2) Warehouse: Design a star schema for analytics (FactEnrollment with measures like credits_attempted, credits_earned, points; DimStudent, DimCourse, DimDepartment, DimTerm, DimInstructor). Explain your grain and surrogate keys. Model SCD Type 2 on DimStudent for major changes; show columns (effective_start, effective_end, is_current) and how you would join for point-in-time correctness.
3) Partitioning: Propose partitioning/clustering for FactEnrollment at 100M+ rows. Justify by common query predicates and maintenance.
4) Write SQL:
a) List students who took both 'CS101' and 'MATH201' in the same term.
b) For the most recent completed term, return the top 3 departments by average GPA (weighted by credits). Break ties deterministically.

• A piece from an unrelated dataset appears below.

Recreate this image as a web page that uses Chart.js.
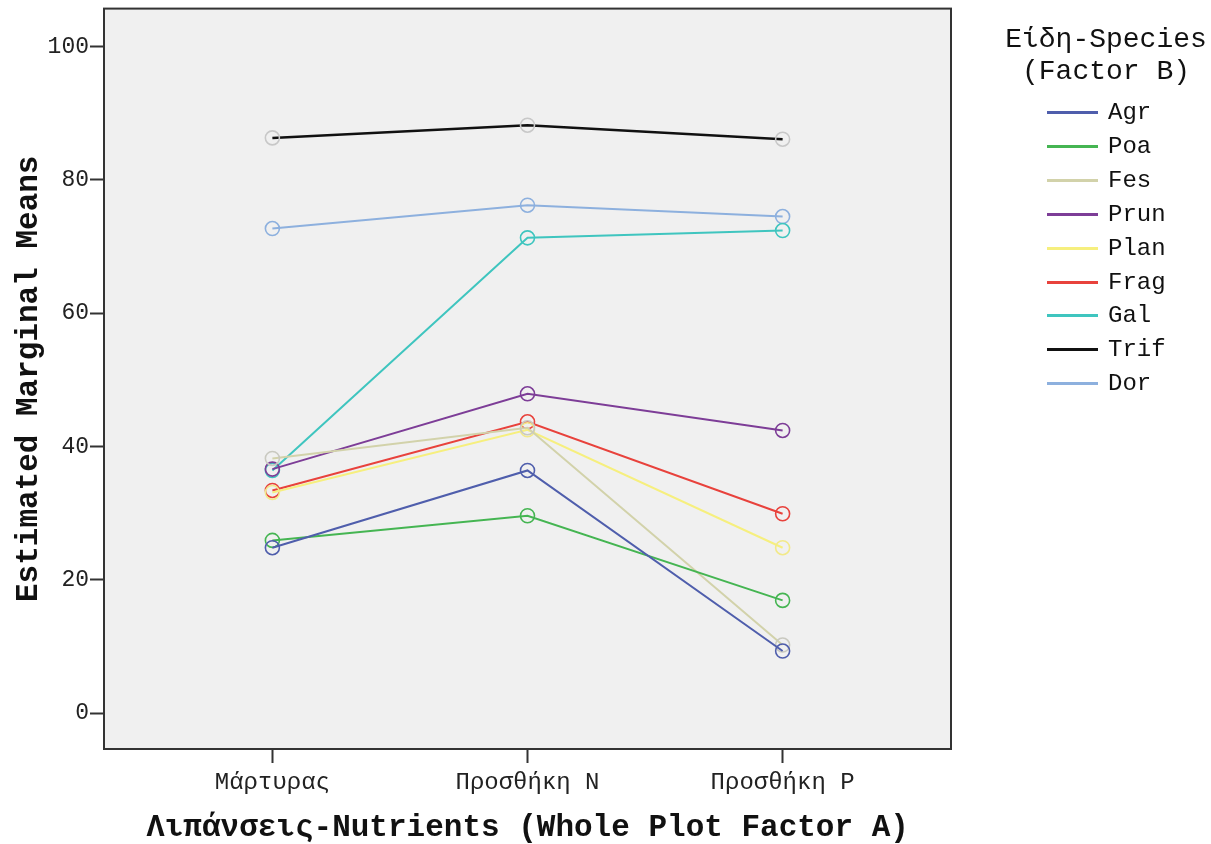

5) Briefly compare OLTP vs OLAP design trade-offs in this scenario and when you would prefer snowflake over star.
Quick Answer: This question evaluates data modeling, database design, and SQL proficiency—covering normalization, schema constraints, indexing, star-schema warehousing, slowly changing dimensions, partitioning strategies, and complex analytic queries—in the domain of relational databases and data warehousing (Data Manipulation/SQL).